DATASET SECTION:
↓↓↓

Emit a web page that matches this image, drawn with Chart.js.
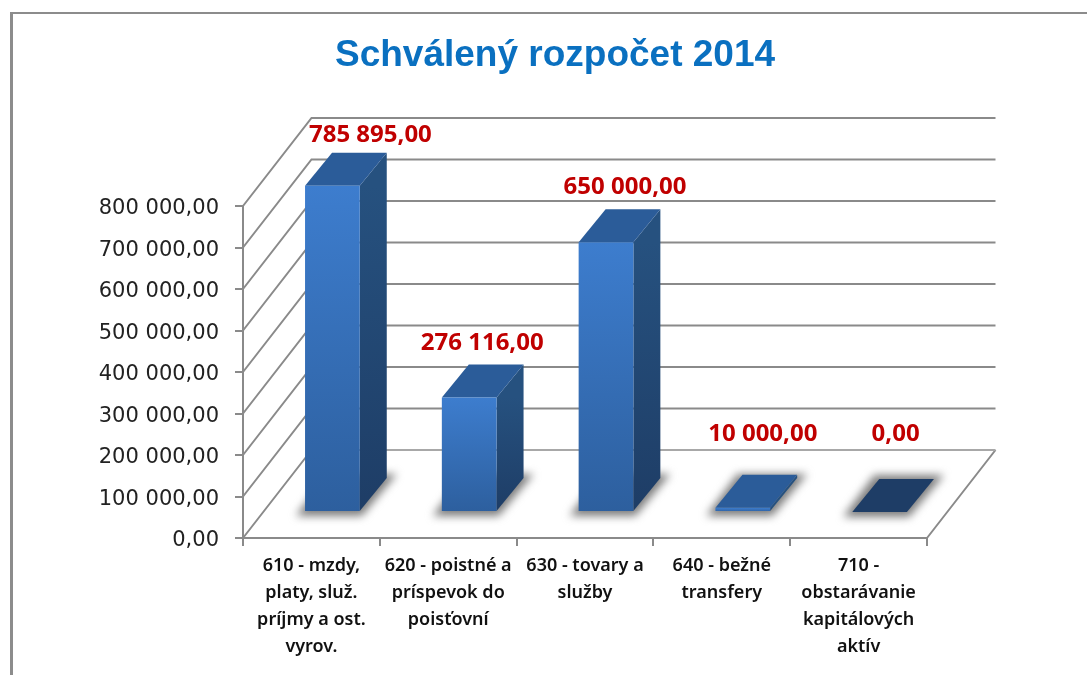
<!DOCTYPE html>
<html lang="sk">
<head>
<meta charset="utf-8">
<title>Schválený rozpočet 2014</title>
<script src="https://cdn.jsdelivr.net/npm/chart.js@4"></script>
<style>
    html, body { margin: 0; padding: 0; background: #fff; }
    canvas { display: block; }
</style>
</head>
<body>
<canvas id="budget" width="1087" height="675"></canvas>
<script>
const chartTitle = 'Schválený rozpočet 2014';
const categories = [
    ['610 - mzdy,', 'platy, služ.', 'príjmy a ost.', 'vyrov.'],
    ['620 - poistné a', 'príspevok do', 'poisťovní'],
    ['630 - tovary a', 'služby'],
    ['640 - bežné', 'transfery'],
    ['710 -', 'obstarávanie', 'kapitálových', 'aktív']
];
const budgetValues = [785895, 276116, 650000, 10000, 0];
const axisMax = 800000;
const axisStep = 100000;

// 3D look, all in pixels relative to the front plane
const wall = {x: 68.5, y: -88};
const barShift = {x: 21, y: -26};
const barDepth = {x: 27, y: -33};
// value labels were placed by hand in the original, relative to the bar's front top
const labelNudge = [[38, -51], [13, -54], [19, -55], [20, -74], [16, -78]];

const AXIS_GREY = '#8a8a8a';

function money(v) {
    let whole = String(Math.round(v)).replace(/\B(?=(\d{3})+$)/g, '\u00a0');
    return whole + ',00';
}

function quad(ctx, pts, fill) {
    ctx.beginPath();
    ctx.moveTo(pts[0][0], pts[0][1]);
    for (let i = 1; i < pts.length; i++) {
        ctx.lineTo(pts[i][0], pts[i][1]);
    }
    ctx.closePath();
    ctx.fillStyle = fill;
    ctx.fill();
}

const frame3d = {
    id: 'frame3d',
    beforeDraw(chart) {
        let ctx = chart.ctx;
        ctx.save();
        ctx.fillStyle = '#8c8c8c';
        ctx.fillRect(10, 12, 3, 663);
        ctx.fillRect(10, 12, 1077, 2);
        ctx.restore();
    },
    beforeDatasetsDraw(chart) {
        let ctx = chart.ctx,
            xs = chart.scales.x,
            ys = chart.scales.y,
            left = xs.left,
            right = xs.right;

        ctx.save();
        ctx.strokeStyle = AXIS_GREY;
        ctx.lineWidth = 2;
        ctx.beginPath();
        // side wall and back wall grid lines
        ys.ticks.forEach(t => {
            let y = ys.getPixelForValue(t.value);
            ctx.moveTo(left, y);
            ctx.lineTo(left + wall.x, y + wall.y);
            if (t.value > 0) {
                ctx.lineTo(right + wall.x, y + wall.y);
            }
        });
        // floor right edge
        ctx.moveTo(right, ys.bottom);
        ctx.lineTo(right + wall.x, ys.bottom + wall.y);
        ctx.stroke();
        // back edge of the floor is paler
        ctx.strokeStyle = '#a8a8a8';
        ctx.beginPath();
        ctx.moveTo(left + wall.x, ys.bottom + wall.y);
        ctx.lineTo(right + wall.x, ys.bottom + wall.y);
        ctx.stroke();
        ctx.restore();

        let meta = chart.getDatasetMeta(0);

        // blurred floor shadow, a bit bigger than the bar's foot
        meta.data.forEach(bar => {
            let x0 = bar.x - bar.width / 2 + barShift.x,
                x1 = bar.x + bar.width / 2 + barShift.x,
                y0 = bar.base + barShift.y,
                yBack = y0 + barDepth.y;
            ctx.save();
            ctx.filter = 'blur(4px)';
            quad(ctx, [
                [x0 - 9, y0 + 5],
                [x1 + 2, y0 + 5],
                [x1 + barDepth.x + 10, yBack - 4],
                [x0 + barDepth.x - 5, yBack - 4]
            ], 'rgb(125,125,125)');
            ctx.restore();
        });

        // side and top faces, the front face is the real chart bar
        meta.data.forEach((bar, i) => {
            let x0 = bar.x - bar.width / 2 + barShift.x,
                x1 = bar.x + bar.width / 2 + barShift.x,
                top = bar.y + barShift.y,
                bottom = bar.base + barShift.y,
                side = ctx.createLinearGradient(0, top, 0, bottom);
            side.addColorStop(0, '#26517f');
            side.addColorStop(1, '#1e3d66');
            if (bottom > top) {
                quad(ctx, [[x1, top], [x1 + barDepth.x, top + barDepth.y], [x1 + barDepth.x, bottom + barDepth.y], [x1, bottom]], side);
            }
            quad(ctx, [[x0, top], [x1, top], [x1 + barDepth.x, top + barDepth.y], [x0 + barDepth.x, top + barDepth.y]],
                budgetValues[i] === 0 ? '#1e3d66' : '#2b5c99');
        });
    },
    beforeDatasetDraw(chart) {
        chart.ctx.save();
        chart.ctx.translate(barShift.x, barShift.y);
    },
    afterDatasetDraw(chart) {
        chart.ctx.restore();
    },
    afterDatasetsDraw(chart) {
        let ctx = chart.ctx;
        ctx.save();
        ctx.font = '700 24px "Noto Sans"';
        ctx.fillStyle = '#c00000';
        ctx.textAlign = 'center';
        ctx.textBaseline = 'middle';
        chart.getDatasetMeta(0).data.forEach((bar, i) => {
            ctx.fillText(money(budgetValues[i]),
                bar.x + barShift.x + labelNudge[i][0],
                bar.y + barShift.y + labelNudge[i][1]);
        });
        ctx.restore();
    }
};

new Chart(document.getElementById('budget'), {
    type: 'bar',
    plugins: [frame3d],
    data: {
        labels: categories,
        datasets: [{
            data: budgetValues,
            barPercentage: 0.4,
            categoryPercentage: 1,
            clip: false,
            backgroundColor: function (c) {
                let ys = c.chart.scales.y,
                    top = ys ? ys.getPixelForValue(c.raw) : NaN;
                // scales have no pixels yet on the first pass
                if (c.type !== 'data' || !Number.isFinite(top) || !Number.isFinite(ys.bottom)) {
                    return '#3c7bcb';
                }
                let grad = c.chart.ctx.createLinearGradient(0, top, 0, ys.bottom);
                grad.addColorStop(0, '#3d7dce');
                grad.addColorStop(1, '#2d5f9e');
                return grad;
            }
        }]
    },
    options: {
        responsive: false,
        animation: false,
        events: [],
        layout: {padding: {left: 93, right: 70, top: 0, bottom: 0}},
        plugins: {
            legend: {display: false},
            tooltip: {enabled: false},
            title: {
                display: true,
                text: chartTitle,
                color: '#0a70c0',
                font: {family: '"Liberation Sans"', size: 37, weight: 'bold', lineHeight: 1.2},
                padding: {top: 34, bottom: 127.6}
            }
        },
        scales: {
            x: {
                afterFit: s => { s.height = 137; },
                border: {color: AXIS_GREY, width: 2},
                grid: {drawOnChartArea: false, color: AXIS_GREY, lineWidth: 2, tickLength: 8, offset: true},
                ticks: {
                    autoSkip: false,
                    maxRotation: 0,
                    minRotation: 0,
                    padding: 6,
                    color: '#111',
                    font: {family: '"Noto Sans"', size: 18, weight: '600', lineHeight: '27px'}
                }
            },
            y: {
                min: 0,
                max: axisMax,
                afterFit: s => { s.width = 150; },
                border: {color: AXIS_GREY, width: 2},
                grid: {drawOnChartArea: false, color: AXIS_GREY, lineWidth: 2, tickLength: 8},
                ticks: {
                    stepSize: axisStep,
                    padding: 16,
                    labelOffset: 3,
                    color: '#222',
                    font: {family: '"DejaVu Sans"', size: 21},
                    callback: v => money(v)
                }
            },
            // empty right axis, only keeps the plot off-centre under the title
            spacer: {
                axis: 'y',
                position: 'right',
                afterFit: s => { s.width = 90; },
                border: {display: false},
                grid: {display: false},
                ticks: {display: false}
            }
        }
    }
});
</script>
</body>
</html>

↑↑↑

PROBLEM DETAILS: Repeat the data exactly, excluding the pictures.

WORKED ANSWER:
Emit a web page that matches this image, drawn with Chart.js.
<!DOCTYPE html>
<html lang="sk">
<head>
<meta charset="utf-8">
<title>Schválený rozpočet 2014</title>
<script src="https://cdn.jsdelivr.net/npm/chart.js@4"></script>
<style>
    html, body { margin: 0; padding: 0; background: #fff; }
    canvas { display: block; }
</style>
</head>
<body>
<canvas id="budget" width="1087" height="675"></canvas>
<script>
const chartTitle = 'Schválený rozpočet 2014';
const categories = [
    ['610 - mzdy,', 'platy, služ.', 'príjmy a ost.', 'vyrov.'],
    ['620 - poistné a', 'príspevok do', 'poisťovní'],
    ['630 - tovary a', 'služby'],
    ['640 - bežné', 'transfery'],
    ['710 -', 'obstarávanie', 'kapitálových', 'aktív']
];
const budgetValues = [785895, 276116, 650000, 10000, 0];
const axisMax = 800000;
const axisStep = 100000;

// 3D look, all in pixels relative to the front plane
const wall = {x: 68.5, y: -88};
const barShift = {x: 21, y: -26};
const barDepth = {x: 27, y: -33};
// value labels were placed by hand in the original, relative to the bar's front top
const labelNudge = [[38, -51], [13, -54], [19, -55], [20, -74], [16, -78]];

const AXIS_GREY = '#8a8a8a';

function money(v) {
    let whole = String(Math.round(v)).replace(/\B(?=(\d{3})+$)/g, '\u00a0');
    return whole + ',00';
}

function quad(ctx, pts, fill) {
    ctx.beginPath();
    ctx.moveTo(pts[0][0], pts[0][1]);
    for (let i = 1; i < pts.length; i++) {
        ctx.lineTo(pts[i][0], pts[i][1]);
    }
    ctx.closePath();
    ctx.fillStyle = fill;
    ctx.fill();
}

const frame3d = {
    id: 'frame3d',
    beforeDraw(chart) {
        let ctx = chart.ctx;
        ctx.save();
        ctx.fillStyle = '#8c8c8c';
        ctx.fillRect(10, 12, 3, 663);
        ctx.fillRect(10, 12, 1077, 2);
        ctx.restore();
    },
    beforeDatasetsDraw(chart) {
        let ctx = chart.ctx,
            xs = chart.scales.x,
            ys = chart.scales.y,
            left = xs.left,
            right = xs.right;

        ctx.save();
        ctx.strokeStyle = AXIS_GREY;
        ctx.lineWidth = 2;
        ctx.beginPath();
        // side wall and back wall grid lines
        ys.ticks.forEach(t => {
            let y = ys.getPixelForValue(t.value);
            ctx.moveTo(left, y);
            ctx.lineTo(left + wall.x, y + wall.y);
            if (t.value > 0) {
                ctx.lineTo(right + wall.x, y + wall.y);
            }
        });
        // floor right edge
        ctx.moveTo(right, ys.bottom);
        ctx.lineTo(right + wall.x, ys.bottom + wall.y);
        ctx.stroke();
        // back edge of the floor is paler
        ctx.strokeStyle = '#a8a8a8';
        ctx.beginPath();
        ctx.moveTo(left + wall.x, ys.bottom + wall.y);
        ctx.lineTo(right + wall.x, ys.bottom + wall.y);
        ctx.stroke();
        ctx.restore();

        let meta = chart.getDatasetMeta(0);

        // blurred floor shadow, a bit bigger than the bar's foot
        meta.data.forEach(bar => {
            let x0 = bar.x - bar.width / 2 + barShift.x,
                x1 = bar.x + bar.width / 2 + barShift.x,
                y0 = bar.base + barShift.y,
                yBack = y0 + barDepth.y;
            ctx.save();
            ctx.filter = 'blur(4px)';
            quad(ctx, [
                [x0 - 9, y0 + 5],
                [x1 + 2, y0 + 5],
                [x1 + barDepth.x + 10, yBack - 4],
                [x0 + barDepth.x - 5, yBack - 4]
            ], 'rgb(125,125,125)');
            ctx.restore();
        });

        // side and top faces, the front face is the real chart bar
        meta.data.forEach((bar, i) => {
            let x0 = bar.x - bar.width / 2 + barShift.x,
                x1 = bar.x + bar.width / 2 + barShift.x,
                top = bar.y + barShift.y,
                bottom = bar.base + barShift.y,
                side = ctx.createLinearGradient(0, top, 0, bottom);
            side.addColorStop(0, '#26517f');
            side.addColorStop(1, '#1e3d66');
            if (bottom > top) {
                quad(ctx, [[x1, top], [x1 + barDepth.x, top + barDepth.y], [x1 + barDepth.x, bottom + barDepth.y], [x1, bottom]], side);
            }
            quad(ctx, [[x0, top], [x1, top], [x1 + barDepth.x, top + barDepth.y], [x0 + barDepth.x, top + barDepth.y]],
                budgetValues[i] === 0 ? '#1e3d66' : '#2b5c99');
        });
    },
    beforeDatasetDraw(chart) {
        chart.ctx.save();
        chart.ctx.translate(barShift.x, barShift.y);
    },
    afterDatasetDraw(chart) {
        chart.ctx.restore();
    },
    afterDatasetsDraw(chart) {
        let ctx = chart.ctx;
        ctx.save();
        ctx.font = '700 24px "Noto Sans"';
        ctx.fillStyle = '#c00000';
        ctx.textAlign = 'center';
        ctx.textBaseline = 'middle';
        chart.getDatasetMeta(0).data.forEach((bar, i) => {
            ctx.fillText(money(budgetValues[i]),
                bar.x + barShift.x + labelNudge[i][0],
                bar.y + barShift.y + labelNudge[i][1]);
        });
        ctx.restore();
    }
};

new Chart(document.getElementById('budget'), {
    type: 'bar',
    plugins: [frame3d],
    data: {
        labels: categories,
        datasets: [{
            data: budgetValues,
            barPercentage: 0.4,
            categoryPercentage: 1,
            clip: false,
            backgroundColor: function (c) {
                let ys = c.chart.scales.y,
                    top = ys ? ys.getPixelForValue(c.raw) : NaN;
                // scales have no pixels yet on the first pass
                if (c.type !== 'data' || !Number.isFinite(top) || !Number.isFinite(ys.bottom)) {
                    return '#3c7bcb';
                }
                let grad = c.chart.ctx.createLinearGradient(0, top, 0, ys.bottom);
                grad.addColorStop(0, '#3d7dce');
                grad.addColorStop(1, '#2d5f9e');
                return grad;
            }
        }]
    },
    options: {
        responsive: false,
        animation: false,
        events: [],
        layout: {padding: {left: 93, right: 70, top: 0, bottom: 0}},
        plugins: {
            legend: {display: false},
            tooltip: {enabled: false},
            title: {
                display: true,
                text: chartTitle,
                color: '#0a70c0',
                font: {family: '"Liberation Sans"', size: 37, weight: 'bold', lineHeight: 1.2},
                padding: {top: 34, bottom: 127.6}
            }
        },
        scales: {
            x: {
                afterFit: s => { s.height = 137; },
                border: {color: AXIS_GREY, width: 2},
                grid: {drawOnChartArea: false, color: AXIS_GREY, lineWidth: 2, tickLength: 8, offset: true},
                ticks: {
                    autoSkip: false,
                    maxRotation: 0,
                    minRotation: 0,
                    padding: 6,
                    color: '#111',
                    font: {family: '"Noto Sans"', size: 18, weight: '600', lineHeight: '27px'}
                }
            },
            y: {
                min: 0,
                max: axisMax,
                afterFit: s => { s.width = 150; },
                border: {color: AXIS_GREY, width: 2},
                grid: {drawOnChartArea: false, color: AXIS_GREY, lineWidth: 2, tickLength: 8},
                ticks: {
                    stepSize: axisStep,
                    padding: 16,
                    labelOffset: 3,
                    color: '#222',
                    font: {family: '"DejaVu Sans"', size: 21},
                    callback: v => money(v)
                }
            },
            // empty right axis, only keeps the plot off-centre under the title
            spacer: {
                axis: 'y',
                position: 'right',
                afterFit: s => { s.width = 90; },
                border: {display: false},
                grid: {display: false},
                ticks: {display: false}
            }
        }
    }
});
</script>
</body>
</html>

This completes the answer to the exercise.